An article recently released by The Intercept reminds us that it was Reagen who first set the stage for the conditions that we see today at the border. In the 80s, his administration led a crusade against Haitian asylum-seekers, turning back thousands and imprisoning more in what is now called the Immigration and Customs Enforcement’s Krome Detention Center in Dade County, Florida. This mass imprisonment signaled that, in the 80s, the US government had begun to move beyond the fear of optics. A fear articulated by then-Deputy Attorney General Rudy Giuliani, that the detention centers “could create an appearance of ‘concentration camps’ filled largely by blacks.” It should come as no surprise then, that in 2021, border police on horseback carrying whips reigns assaulting migrants at the border occurred without a second thought.

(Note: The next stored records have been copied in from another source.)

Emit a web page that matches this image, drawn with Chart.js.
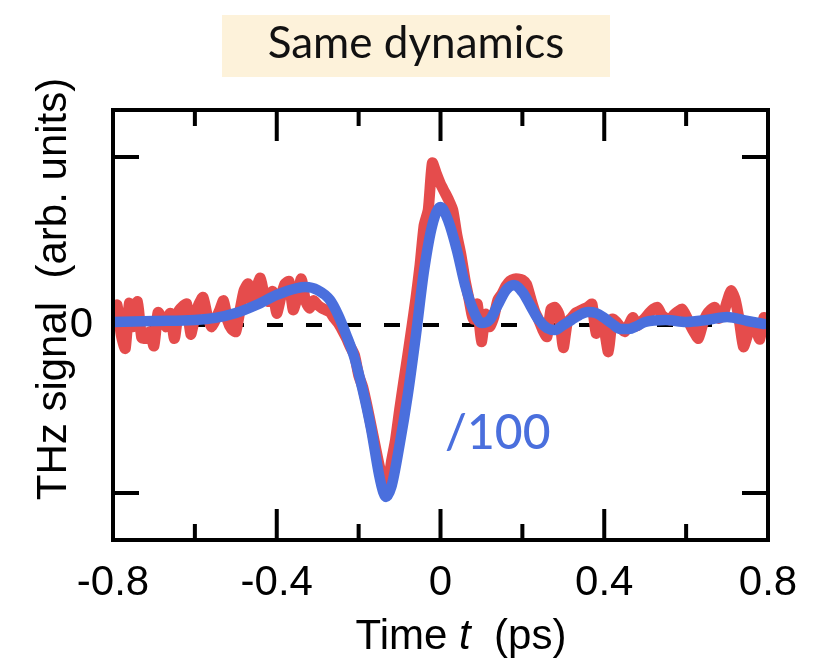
<!DOCTYPE html>
<html><head><meta charset="utf-8">
<script src="https://cdn.jsdelivr.net/npm/chart.js@4.4.0/dist/chart.umd.min.js"></script>
<style>html,body{margin:0;padding:0;background:#fff}canvas{display:block}</style>
</head><body>
<canvas id="c" width="826" height="663"></canvas>
<script>
// ---- data (time in ps, signal in arb. units; tick marks at +/-1) ----
const redT = [-0.80,-0.79,-0.78,-0.77,-0.76,-0.75,-0.74,-0.73,-0.72,-0.71,
-0.70,-0.69,-0.68,-0.67,-0.66,-0.65,-0.64,-0.63,-0.62,-0.61,
-0.60,-0.59,-0.58,-0.57,-0.56,-0.55,-0.54,-0.53,-0.52,-0.51,
-0.50,-0.49,-0.48,-0.47,-0.46,-0.45,-0.44,-0.43,-0.42,-0.41,
-0.40,-0.39,-0.38,-0.37,-0.36,-0.35,-0.34,-0.33,-0.32,-0.31,
-0.30,-0.29,-0.28,-0.27,-0.26,-0.25,-0.24,-0.23,-0.22,-0.21,
-0.20,-0.19,-0.18,-0.17,-0.16,-0.15,-0.14,-0.13,-0.12,-0.11,
-0.10,-0.09,-0.08,-0.07,-0.06,-0.05,-0.04,-0.03,-0.02,-0.01,
0.00,0.01,0.02,0.03,0.04,0.05,0.06,0.07,0.08,0.09,
0.10,0.11,0.12,0.13,0.14,0.15,0.16,0.17,0.18,0.19,
0.20,0.21,0.22,0.23,0.24,0.25,0.26,0.27,0.28,0.29,
0.30,0.31,0.32,0.33,0.34,0.35,0.36,0.37,0.38,0.39,
0.40,0.41,0.42,0.43,0.44,0.45,0.46,0.47,0.48,0.49,
0.50,0.51,0.52,0.53,0.54,0.55,0.56,0.57,0.58,0.59,
0.60,0.61,0.62,0.63,0.64,0.65,0.66,0.67,0.68,0.69,
0.70,0.71,0.72,0.73,0.74,0.75,0.76,0.77,0.78,0.79,
0.80];
const redY = [0.018,0.120,-0.060,-0.140,0.130,-0.010,0.140,-0.075,-0.080,-0.040,
-0.125,0.075,0.040,-0.010,0.070,-0.080,0.080,0.110,0.125,-0.055,
0.050,0.125,0.165,0.060,-0.010,0.030,0.085,0.145,0.025,-0.025,
-0.040,0.085,0.205,0.245,0.140,0.215,0.280,0.170,0.140,0.200,
0.070,0.165,0.245,0.260,0.090,0.165,0.275,0.145,0.100,0.145,
0.119,0.101,0.089,0.077,0.042,0.012,-0.030,-0.077,-0.131,-0.179,
-0.298,-0.369,-0.476,-0.595,-0.714,-0.833,-0.929,-0.975,-0.815,-0.685,
-0.506,-0.339,-0.179,-0.012,0.161,0.357,0.595,0.685,0.965,0.900,
0.839,0.792,0.744,0.685,0.536,0.417,0.268,0.149,0.035,0.125,
-0.100,0.065,-0.010,0.045,0.149,0.185,0.232,0.262,0.274,0.274,
0.268,0.244,0.161,0.083,0.030,-0.030,-0.070,0.095,0.105,0.060,
-0.135,0.018,0.042,0.071,0.083,0.095,0.107,0.125,-0.050,0.045,
-0.025,-0.160,0.035,0.018,-0.015,-0.040,0,0.045,-0.005,0.018,
0.042,0.071,0.095,0.105,0.060,0.040,0.030,0.060,0.080,0.095,
0.054,0.000,-0.045,-0.080,0,0.060,0.090,0.105,0.040,0.060,
0.140,0.205,0.150,0.025,-0.130,-0.060,0.005,-0.025,-0.085,0.045,
-0.018];
const blueT = [-0.80,-0.70,-0.60,-0.55,-0.50,-0.45,-0.40,-0.35,-0.33,-0.30,
-0.27,-0.25,-0.23,-0.21,-0.19,-0.17,-0.15,-0.14,-0.133,-0.12,
-0.10,-0.08,-0.06,-0.04,-0.02,0.00,0.02,0.04,0.06,0.08,
0.10,0.12,0.14,0.16,0.18,0.20,0.22,0.24,0.26,0.28,
0.30,0.32,0.34,0.36,0.38,0.40,0.42,0.44,0.46,0.48,
0.50,0.55,0.60,0.65,0.70,0.75,0.79];
const blueY = [0.018,0.024,0.030,0.042,0.071,0.119,0.179,0.220,0.226,0.208,
0.149,0.060,-0.060,-0.196,-0.387,-0.613,-0.893,-0.994,-1.024,-0.964,
-0.714,-0.417,-0.060,0.327,0.595,0.702,0.613,0.446,0.238,0.089,
0.012,0.030,0.119,0.208,0.238,0.196,0.113,0.030,-0.018,-0.030,
0,0.030,0.060,0.077,0.071,0.042,0.006,-0.024,-0.024,-0.006,
0.018,0.030,0.018,0.030,0.048,0.024,0.006];
const xRange = [-0.8, 0.8];
const yRange = [-1.28, 1.28];
const xLabelStep = 0.4;
const xMajorMarks = [-0.4, 0, 0.4];
const xMinorMarks = [-0.6, -0.2, 0.2, 0.6];
const yMarks = [-1, 1];
const titleText = 'Same dynamics';
const xTitleParts = ['Time ', 't', '  (ps)'];
const yTitleText = 'THz signal  (arb. units)';
const noteText = '/100';

const RED = 'rgb(229,76,76)';
const BLUE = 'rgb(74,111,221)';
const AXIS_FONT = "'Liberation Sans',Arial,sans-serif";
const TITLE_FONT = "Lato,'Noto Sans',sans-serif";
const AXIS_SIZE = 42;

const deco = {
  id: 'deco',
  beforeDraw(chart) {
    const ctx = chart.ctx;
    ctx.save();
    ctx.fillStyle = '#FDF2DA';
    ctx.fillRect(222, 15, 388, 62);
    ctx.fillStyle = '#111';
    ctx.font = `400 44px ${TITLE_FONT}`;
    ctx.textAlign = 'center';
    ctx.textBaseline = 'alphabetic';
    ctx.fillText(titleText, 416, 58);
    ctx.restore();
  },
  beforeDatasetsDraw(chart) {
    const {ctx, chartArea: a, scales: {y}} = chart;
    const y0 = y.getPixelForValue(0);
    ctx.save();
    ctx.strokeStyle = '#000';
    ctx.lineWidth = 4;
    ctx.setLineDash([16, 23]);
    ctx.lineDashOffset = 2;
    ctx.beginPath();
    ctx.moveTo(a.left, y0);
    ctx.lineTo(a.right, y0);
    ctx.stroke();
    ctx.restore();
  },
  afterDatasetsDraw(chart) {
    const {ctx, chartArea: a, scales: {x, y}} = chart;
    ctx.save();
    ctx.strokeStyle = '#000';
    ctx.lineWidth = 4;
    ctx.lineCap = 'butt';
    ctx.strokeRect(a.left, a.top, a.right - a.left, a.bottom - a.top);
    ctx.beginPath();
    const vt = (vals, len) => vals.forEach(v => {
      const px = x.getPixelForValue(v);
      ctx.moveTo(px, a.bottom); ctx.lineTo(px, a.bottom - len);
      ctx.moveTo(px, a.top); ctx.lineTo(px, a.top + len);
    });
    vt(xMajorMarks, 31);
    vt(xMinorMarks, 16);
    yMarks.forEach(v => {
      const py = y.getPixelForValue(v);
      ctx.moveTo(a.left, py); ctx.lineTo(a.left + 26, py);
      ctx.moveTo(a.right, py); ctx.lineTo(a.right - 26, py);
    });
    ctx.stroke();
    ctx.restore();
  },
  afterDraw(chart) {
    const {ctx, scales: {x, y}} = chart;
    ctx.save();
    ctx.fillStyle = '#000';
    // y title
    ctx.save();
    ctx.translate(66, 289);
    ctx.rotate(-Math.PI / 2);
    ctx.font = `${AXIS_SIZE}px ${AXIS_FONT}`;
    ctx.textAlign = 'center';
    ctx.textBaseline = 'alphabetic';
    ctx.fillText(yTitleText, 0, 0);
    ctx.restore();
    // x title with italic t
    const fonts = [`${AXIS_SIZE}px ${AXIS_FONT}`, `italic ${AXIS_SIZE}px ${AXIS_FONT}`, `${AXIS_SIZE}px ${AXIS_FONT}`];
    const widths = xTitleParts.map((s, i) => { ctx.font = fonts[i]; return ctx.measureText(s).width; });
    const total = widths.reduce((p, c) => p + c, 0);
    let cx = 461 - total / 2;
    ctx.textAlign = 'left';
    ctx.textBaseline = 'alphabetic';
    xTitleParts.forEach((s, i) => { ctx.font = fonts[i]; ctx.fillText(s, cx, 649); cx += widths[i]; });
    // scale note
    ctx.fillStyle = BLUE;
    ctx.font = `500 48px ${TITLE_FONT}`;
    ctx.textAlign = 'center';
    ctx.fillText(noteText, x.getPixelForValue(0.14), y.getPixelForValue(-0.74));
    ctx.restore();
  }
};

new Chart(document.getElementById('c'), {
  type: 'line',
  data: {
    datasets: [
      { label: 'fit', data: blueT.map((t, i) => ({x: t, y: blueY[i]})), borderColor: BLUE, borderWidth: 10.5,
        pointRadius: 0, cubicInterpolationMode: 'monotone', borderCapStyle: 'round', borderJoinStyle: 'round', order: 0 },
      { label: 'signal', data: redT.map((t, i) => ({x: t, y: redY[i]})), borderColor: RED, borderWidth: 11,
        pointRadius: 0, tension: 0.2, borderCapStyle: 'round', borderJoinStyle: 'round', order: 1 }
    ]
  },
  options: {
    responsive: false,
    animation: false,
    layout: { padding: { left: 0, right: 58, top: 110, bottom: 0 } },
    plugins: {
      legend: { display: false },
      tooltip: { enabled: false },
      title: { display: false }
    },
    scales: {
      x: {
        type: 'linear', min: xRange[0], max: xRange[1],
        grid: { display: false }, border: { display: false },
        ticks: { stepSize: xLabelStep, color: '#000', padding: 10,
          font: { family: AXIS_FONT, size: AXIS_SIZE },
          callback: v => Math.abs(v) < 1e-9 ? '0' : v.toFixed(1) },
        afterFit: s => { s.height = 123; }
      },
      y: {
        type: 'linear', min: yRange[0], max: yRange[1],
        grid: { display: false }, border: { display: false },
        ticks: { stepSize: 1, color: '#000', padding: 12,
          font: { family: AXIS_FONT, size: AXIS_SIZE },
          callback: v => Math.abs(v) < 1e-9 ? '0' : '' },
        afterFit: s => { s.width = 113; }
      }
    }
  },
  plugins: [deco]
});
</script>
</body></html>
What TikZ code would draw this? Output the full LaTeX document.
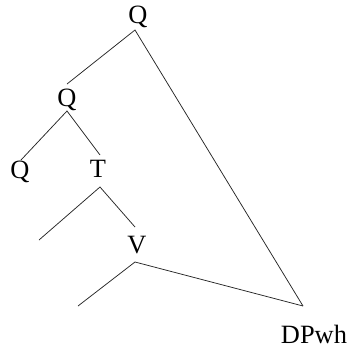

As the situation becomes more dismal and Haitians are attempting to revolt, reports yesterday announced that Biden is turning Guantanamo Bay back to its original use: a prison for Haitian Asylum seekers. In 1991, Haitians became the first illegal detainees at Guantanamo, during the George HW Bush administration. The Bush administration was notorious for it’s forced return of Haitain immigrants without hearings. It was Bush’s administration that backed the first coup against Aristide that same year.

The Biden administration’s complicity can not continue to be watered down to an abstract concept of “lesser evilism” that progressive liberals want to pivot to. An administration that just weeks ago was being called upon to “free” Africans in Cuba is complicit in the inhumane treatment of countless Africans seeking asylum. The U.S’ use of the “Responsibility to Protect” should be viewed as nothing less than cynical.

The colonial relationship the US has maintained with Haiti since the first occupation in 1915 directly strokes the suffering inside of Haiti and at the US-Mexico border today. The barbaric treatment of Haitians has been supported and encouraged by each US President through occupation, coups, interventions via the CORE group, OAS and the UN, and land grabs by US corporations. Undoubtedly, US policy regarding Haiti is nothing more than contempt for an African nation that dared to free itself and others from Western hegemony.

*This morning US Special Envoy to Haiti, Dan Foote, resigned citing a “deeply flawed” US policy toward the nation that includes continued political intervention and the administration’s recent decision to ramp up deportations.

Erica Caines is a poet, writer and organizer in Baltimore and the DMV. She is an organizing committee member of the anti war coalition, the Black Alliance For Peace as well as an outreach member of the Black centered Ujima People’s Progress Party. Caines founded Liberation Through Reading in 2017 as a way to provide Black children with books that represent them and created the extension, a book club entitled Liberation Through Reading BC, to strengthen political education online and in our communities.